[LISTED RECORDS]

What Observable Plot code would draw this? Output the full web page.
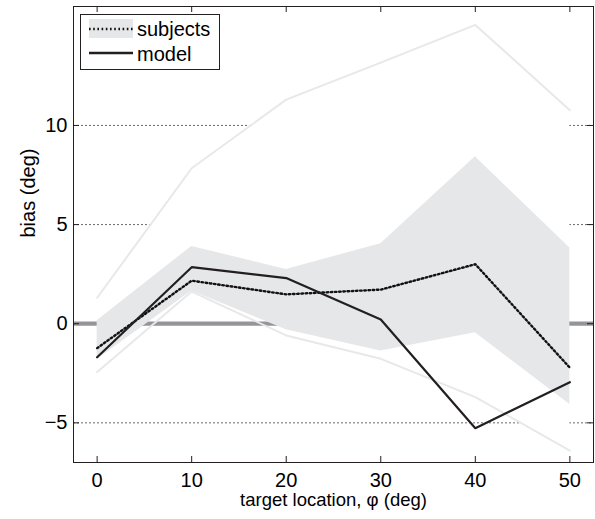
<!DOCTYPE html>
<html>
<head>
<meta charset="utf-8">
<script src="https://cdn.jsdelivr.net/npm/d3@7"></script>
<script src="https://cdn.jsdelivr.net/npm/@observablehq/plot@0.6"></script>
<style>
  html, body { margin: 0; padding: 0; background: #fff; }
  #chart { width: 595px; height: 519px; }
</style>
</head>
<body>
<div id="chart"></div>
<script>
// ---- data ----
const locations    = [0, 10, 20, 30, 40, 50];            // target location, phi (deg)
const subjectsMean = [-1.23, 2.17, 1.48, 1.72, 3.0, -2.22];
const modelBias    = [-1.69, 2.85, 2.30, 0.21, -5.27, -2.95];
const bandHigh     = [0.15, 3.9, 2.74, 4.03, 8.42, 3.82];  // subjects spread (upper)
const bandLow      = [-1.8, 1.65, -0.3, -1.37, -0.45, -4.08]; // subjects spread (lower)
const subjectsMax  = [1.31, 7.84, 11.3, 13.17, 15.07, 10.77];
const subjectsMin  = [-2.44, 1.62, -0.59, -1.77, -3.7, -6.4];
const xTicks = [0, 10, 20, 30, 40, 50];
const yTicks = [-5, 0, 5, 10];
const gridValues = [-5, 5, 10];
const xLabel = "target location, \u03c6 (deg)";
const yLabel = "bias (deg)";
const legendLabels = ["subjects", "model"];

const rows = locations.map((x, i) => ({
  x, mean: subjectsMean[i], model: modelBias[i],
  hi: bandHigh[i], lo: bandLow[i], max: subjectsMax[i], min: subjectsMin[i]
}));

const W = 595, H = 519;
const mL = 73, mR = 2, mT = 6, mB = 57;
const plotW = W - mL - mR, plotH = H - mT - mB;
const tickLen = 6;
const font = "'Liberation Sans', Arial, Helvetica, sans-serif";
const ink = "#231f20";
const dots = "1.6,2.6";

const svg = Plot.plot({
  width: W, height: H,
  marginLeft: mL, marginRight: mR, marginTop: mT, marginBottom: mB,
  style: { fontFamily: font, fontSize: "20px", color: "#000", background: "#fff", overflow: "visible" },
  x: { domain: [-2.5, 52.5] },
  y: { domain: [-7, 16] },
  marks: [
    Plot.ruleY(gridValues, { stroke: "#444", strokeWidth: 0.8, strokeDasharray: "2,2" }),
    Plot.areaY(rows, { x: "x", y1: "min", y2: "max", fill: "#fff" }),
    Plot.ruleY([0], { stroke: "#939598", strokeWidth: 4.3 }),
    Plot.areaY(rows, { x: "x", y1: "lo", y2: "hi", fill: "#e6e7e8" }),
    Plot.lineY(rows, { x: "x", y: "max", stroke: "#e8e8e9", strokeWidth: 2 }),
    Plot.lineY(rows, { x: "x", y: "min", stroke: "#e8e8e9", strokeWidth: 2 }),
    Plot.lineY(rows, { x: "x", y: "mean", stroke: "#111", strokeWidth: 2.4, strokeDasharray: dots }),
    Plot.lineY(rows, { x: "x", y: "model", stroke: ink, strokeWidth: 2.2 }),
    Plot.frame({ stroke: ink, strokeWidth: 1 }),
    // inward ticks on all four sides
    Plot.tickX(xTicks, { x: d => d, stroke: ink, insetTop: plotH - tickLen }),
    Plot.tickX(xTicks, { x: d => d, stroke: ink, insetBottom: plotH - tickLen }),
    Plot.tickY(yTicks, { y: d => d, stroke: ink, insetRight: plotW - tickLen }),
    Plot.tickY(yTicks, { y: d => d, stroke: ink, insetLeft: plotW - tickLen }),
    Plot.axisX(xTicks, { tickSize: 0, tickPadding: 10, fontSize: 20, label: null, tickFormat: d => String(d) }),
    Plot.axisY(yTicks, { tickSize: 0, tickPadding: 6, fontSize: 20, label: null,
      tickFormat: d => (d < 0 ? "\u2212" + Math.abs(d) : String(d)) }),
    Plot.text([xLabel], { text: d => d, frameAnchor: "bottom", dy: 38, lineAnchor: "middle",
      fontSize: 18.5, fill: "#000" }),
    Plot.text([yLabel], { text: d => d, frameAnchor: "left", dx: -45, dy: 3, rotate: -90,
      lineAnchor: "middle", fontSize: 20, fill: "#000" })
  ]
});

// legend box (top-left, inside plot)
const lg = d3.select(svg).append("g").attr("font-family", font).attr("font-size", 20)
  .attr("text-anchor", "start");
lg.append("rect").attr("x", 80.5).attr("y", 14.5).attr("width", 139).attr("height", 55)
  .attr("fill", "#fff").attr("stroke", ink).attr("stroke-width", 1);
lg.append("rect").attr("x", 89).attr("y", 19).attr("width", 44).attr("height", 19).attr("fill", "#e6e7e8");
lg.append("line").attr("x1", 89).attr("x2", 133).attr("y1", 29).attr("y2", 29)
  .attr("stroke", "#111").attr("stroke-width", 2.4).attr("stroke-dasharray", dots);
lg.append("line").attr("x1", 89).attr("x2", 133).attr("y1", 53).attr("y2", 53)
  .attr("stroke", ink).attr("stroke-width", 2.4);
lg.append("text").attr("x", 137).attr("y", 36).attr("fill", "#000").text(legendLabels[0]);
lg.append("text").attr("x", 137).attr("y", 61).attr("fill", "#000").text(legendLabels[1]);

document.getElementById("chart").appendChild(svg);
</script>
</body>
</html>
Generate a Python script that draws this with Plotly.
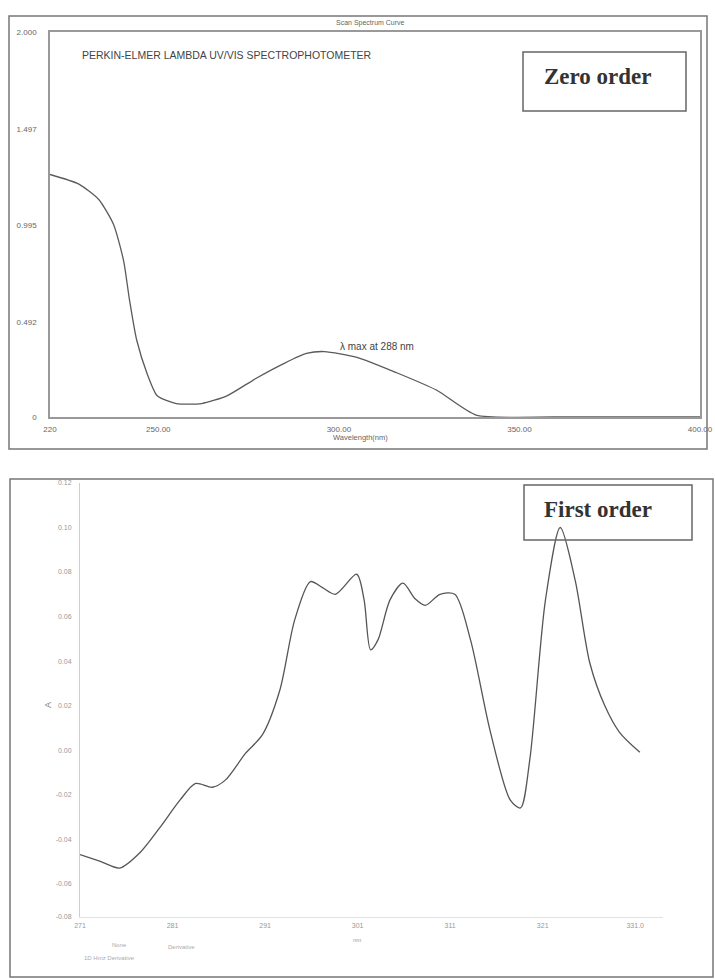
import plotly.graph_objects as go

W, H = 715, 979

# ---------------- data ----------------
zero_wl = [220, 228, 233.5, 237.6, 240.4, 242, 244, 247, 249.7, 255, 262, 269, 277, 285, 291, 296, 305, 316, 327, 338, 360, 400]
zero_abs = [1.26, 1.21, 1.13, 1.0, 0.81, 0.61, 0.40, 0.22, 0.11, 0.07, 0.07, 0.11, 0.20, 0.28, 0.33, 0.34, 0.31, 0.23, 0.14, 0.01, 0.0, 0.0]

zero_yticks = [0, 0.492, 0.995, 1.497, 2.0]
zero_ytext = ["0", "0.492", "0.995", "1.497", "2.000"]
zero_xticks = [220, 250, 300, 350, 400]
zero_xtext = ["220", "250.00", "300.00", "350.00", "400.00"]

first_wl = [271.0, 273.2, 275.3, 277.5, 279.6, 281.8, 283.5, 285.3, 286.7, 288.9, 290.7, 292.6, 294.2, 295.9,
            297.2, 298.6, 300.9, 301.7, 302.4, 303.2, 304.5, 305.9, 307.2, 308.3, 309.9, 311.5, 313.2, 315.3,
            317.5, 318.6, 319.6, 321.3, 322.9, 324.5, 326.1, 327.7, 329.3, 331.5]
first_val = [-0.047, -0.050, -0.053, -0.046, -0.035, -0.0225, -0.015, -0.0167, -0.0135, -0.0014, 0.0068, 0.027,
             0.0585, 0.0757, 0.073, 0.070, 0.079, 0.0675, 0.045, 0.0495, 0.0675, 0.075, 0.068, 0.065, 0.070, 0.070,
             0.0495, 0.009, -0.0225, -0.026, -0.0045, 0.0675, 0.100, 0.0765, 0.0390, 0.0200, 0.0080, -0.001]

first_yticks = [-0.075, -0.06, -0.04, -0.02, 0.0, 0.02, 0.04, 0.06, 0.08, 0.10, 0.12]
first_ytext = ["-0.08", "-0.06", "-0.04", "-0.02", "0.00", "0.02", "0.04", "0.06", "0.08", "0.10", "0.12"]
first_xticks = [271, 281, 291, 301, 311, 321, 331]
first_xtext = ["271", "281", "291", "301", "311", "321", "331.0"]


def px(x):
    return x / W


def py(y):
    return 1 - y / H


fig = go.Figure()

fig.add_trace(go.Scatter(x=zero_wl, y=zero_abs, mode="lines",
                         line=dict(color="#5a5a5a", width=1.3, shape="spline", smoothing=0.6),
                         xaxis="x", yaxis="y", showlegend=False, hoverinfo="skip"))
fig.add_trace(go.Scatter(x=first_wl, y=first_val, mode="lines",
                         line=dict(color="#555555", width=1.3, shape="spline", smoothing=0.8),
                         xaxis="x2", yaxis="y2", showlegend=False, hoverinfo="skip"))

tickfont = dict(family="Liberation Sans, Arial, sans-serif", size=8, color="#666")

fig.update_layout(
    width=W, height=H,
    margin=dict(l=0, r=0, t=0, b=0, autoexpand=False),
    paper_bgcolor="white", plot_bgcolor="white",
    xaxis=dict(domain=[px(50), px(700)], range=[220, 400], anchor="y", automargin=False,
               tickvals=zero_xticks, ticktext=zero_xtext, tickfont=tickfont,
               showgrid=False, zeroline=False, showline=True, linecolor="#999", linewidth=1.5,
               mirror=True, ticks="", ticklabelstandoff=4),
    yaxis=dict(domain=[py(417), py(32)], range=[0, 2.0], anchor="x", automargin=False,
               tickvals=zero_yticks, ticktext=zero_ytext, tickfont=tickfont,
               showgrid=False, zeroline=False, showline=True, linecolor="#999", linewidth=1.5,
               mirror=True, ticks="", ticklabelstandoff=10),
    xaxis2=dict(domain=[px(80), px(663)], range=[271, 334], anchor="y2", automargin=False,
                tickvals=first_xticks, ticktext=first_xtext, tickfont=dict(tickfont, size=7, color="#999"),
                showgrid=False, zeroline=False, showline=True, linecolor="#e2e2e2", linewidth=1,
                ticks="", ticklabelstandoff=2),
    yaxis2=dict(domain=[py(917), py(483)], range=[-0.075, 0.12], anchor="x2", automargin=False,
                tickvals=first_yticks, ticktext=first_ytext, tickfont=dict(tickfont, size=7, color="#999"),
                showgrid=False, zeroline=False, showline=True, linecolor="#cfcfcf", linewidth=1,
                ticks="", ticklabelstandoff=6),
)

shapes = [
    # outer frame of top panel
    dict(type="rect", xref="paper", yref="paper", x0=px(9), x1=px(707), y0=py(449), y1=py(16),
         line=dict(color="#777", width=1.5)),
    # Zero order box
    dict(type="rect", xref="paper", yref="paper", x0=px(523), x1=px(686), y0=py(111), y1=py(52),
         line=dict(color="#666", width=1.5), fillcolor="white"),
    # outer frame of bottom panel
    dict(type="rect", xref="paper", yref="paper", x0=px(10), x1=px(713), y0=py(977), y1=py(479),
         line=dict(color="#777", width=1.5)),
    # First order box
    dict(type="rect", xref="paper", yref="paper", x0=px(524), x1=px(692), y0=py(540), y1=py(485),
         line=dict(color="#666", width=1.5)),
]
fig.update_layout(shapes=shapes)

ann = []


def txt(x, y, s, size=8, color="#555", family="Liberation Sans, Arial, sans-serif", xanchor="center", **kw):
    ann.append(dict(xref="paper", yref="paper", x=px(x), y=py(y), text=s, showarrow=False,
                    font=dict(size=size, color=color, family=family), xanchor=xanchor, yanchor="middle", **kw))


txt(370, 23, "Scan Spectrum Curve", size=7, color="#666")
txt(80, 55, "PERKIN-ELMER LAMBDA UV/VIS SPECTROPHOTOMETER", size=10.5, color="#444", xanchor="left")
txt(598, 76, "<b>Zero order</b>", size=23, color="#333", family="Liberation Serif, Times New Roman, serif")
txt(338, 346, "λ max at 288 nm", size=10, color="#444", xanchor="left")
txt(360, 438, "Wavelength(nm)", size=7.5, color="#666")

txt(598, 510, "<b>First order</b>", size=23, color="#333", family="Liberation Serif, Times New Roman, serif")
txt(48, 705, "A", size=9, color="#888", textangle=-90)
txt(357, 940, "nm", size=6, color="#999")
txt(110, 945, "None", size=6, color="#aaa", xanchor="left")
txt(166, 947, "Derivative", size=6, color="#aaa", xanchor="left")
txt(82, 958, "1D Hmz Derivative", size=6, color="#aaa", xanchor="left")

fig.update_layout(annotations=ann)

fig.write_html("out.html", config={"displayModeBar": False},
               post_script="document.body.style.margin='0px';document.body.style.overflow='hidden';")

[REQUIRED WORK]
Identify every line holding the word "this" and copy it out.

[THE RESULT]
What Observable Plot code would draw this? Output the full web page.
Generate a Python script that draws this with Plotly.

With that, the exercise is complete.